Soft Q1 Results and Margin Pressure
Financially, Q1 was weak: adjusted EBITDA came in at negative $1.8 million versus $10.0 million a year earlier and Class A EPS loss widened to $0.30 from a $0.19 loss. Realized prices dropped to $114 per ton from $122, shrinking cash margin to $16 per ton, a $24 per ton year‑on‑year decline that management tied to softer met‑coal benchmarks and some operational slippage.
Market Weakness, Disruptions and Cost Inflation
The call underscored that U.S. high‑vol indices remain about 35% below seaborne PLV, with Ramaco’s key export benchmarks down roughly 6% quarter‑over‑quarter even as PLV rose. Severe weather, rail disruptions and spiking diesel and tungsten prices added to the pressure, cutting planned Q1 sales by roughly 50,000 tons and lifting mining costs by an estimated $4 per ton versus early 2026.
Lab Bottlenecks, Execution Risk and Profit Sensitivity
Industry‑wide bottlenecks at third‑party labs continue to slow metallurgical testing, delaying some technical validation steps for Ramaco’s projects even as it builds its own internal lab capacity. Management acknowledged that profitability remains heavily leveraged to a recovery in both seaborne and domestic met‑coal prices and that the capital‑intensive Ramaco Refining initiative carries material execution and funding risk until studies are completed.
Guidance and Outlook
Looking ahead, Ramaco reiterated full‑year guidance for production, sales tons and cash costs, while flagging that Q2 cash costs will likely sit near the high end of the annual range due to elevated diesel. The company sees Q2 shipments of 900,000–1.0 million tons, with 70–75% of committed volumes seaborne and a balanced mix of PLV‑linked, fixed‑price and index‑based export contracts supporting near‑term visibility.
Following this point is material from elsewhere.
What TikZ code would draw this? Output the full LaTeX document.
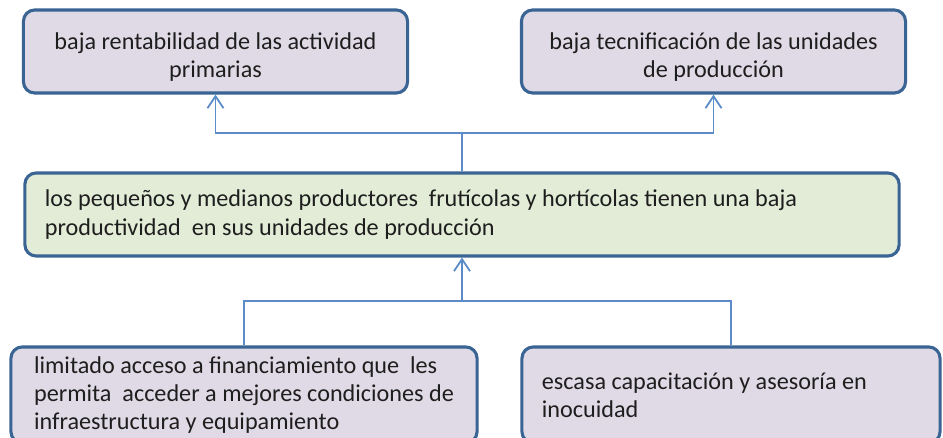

Ramaco’s earnings call framed a company in transition, absorbing the pain of weak coal prices and cost inflation while investing for growth in low‑vol coal and critical minerals. For investors, the story hinges on whether strong liquidity, disciplined costs and new project optionality can bridge the current downturn and translate into higher margins if coal and rare‑earth markets turn more supportive.